How Everything Connects
Here is how these pieces fit together in the background price pipeline as a concrete example:
The interval runs every 3 seconds. The name option wraps the entire worker in a runInSequenceGlobal lock, so only one instance runs the sweep at any time. Inside the sweep, each individual snapshot fetch is wrapped in a second runInSequenceGlobal with maxConcurrency: 2, meaning at most 2 REST calls in flight globally. Two nested distributed locks. The outer one serializes the sweep across instances. The inner one rate-limits the API calls within the sweep.

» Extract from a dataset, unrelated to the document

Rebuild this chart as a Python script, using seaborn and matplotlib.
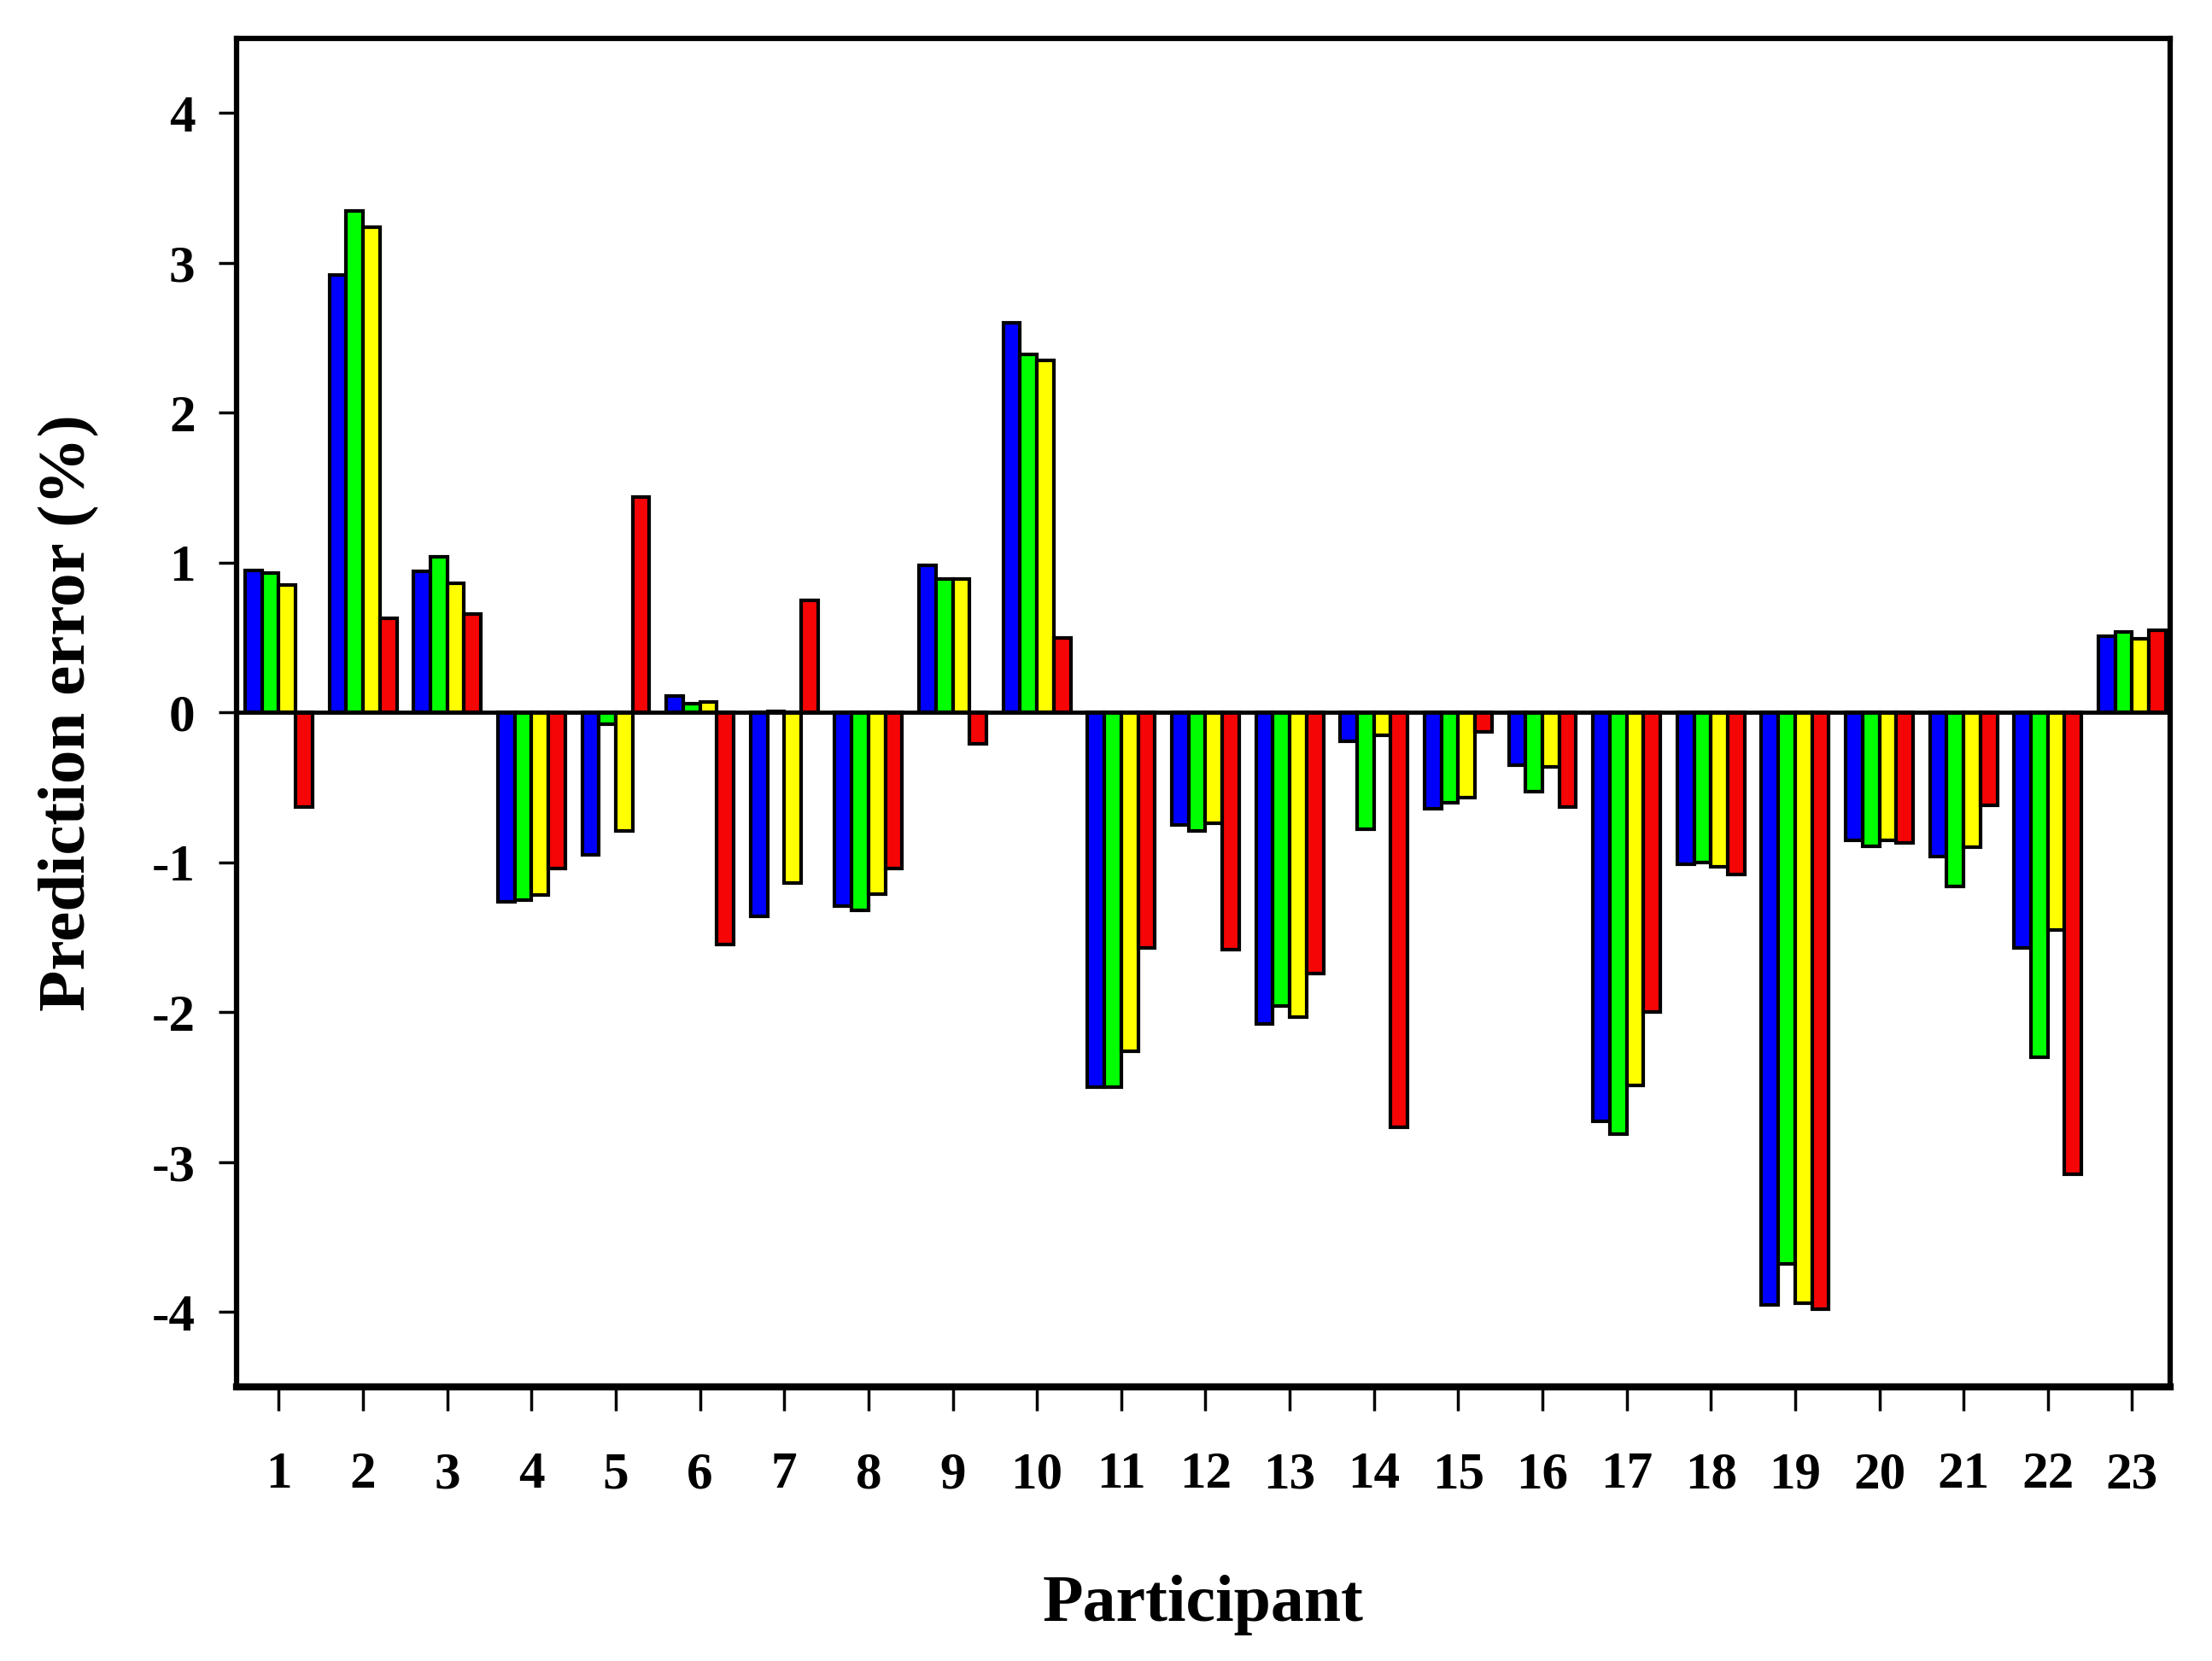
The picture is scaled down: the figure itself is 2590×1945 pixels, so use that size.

What This Architecture Gets Right
The most interesting design decision is the notify-not-poll pattern in runInSequenceGlobal. The naive distributed lock implementation polls Redis every N milliseconds to check if the key has been released. This wastes CPU, adds unnecessary Redis load, and introduces fixed latency proportional to the polling interval. Subscribing to a pub/sub channel and waking on notification means the waiting instance responds immediately when the lock is available. The 5-second fallback timeout exists purely as a safety net. Under normal operation, it never fires.
The two-tier lock design (local and global) is worth having because not everything needs cross-instance coordination. The SEC EDGAR rate limiter only needs per-process limiting; using a Redis lock for it would add unnecessary network round trips. runInSequenceLocal handles it with zero Redis calls. runInSequenceGlobal handles the cases that need true cluster-wide serialization.
The lock TTL renewal is a necessary component that many distributed lock tutorials omit. A lock with a fixed TTL that does not get renewed will expire if the operation runs longer than the TTL. The holder then loses the lock while still inside the critical section, and another instance can acquire it simultaneously, which is exactly the race the lock was supposed to prevent. Renewing at half the TTL interval gives two renewal windows before expiry.
The durable task design uses Postgres as the source of truth rather than Redis. This means tasks survive Redis restarts, flushes, or network partitions. A Redis queue (what BullMQ uses) is faster but less durable. For tasks that represent real work with real failure modes, Postgres persistence is the right tradeoff.
Reading deeply through this codebase has made me want to build something like this from scratch, not because this implementation needs replacing, but because the only way to truly internalize these patterns is to work through the failure modes yourself. The primitives are approachable: a heartbeat loop, a SET NX Redis lock, a pub/sub waiter map, a Postgres task table with a nullable instance_id. The interesting work is in the edge cases. What happens when the lock TTL expires mid-operation? When a pub/sub notification is dropped? A minimal reimplementation, even in a toy project, would surface all of that and make every decision in this post something you made rather than something you read about.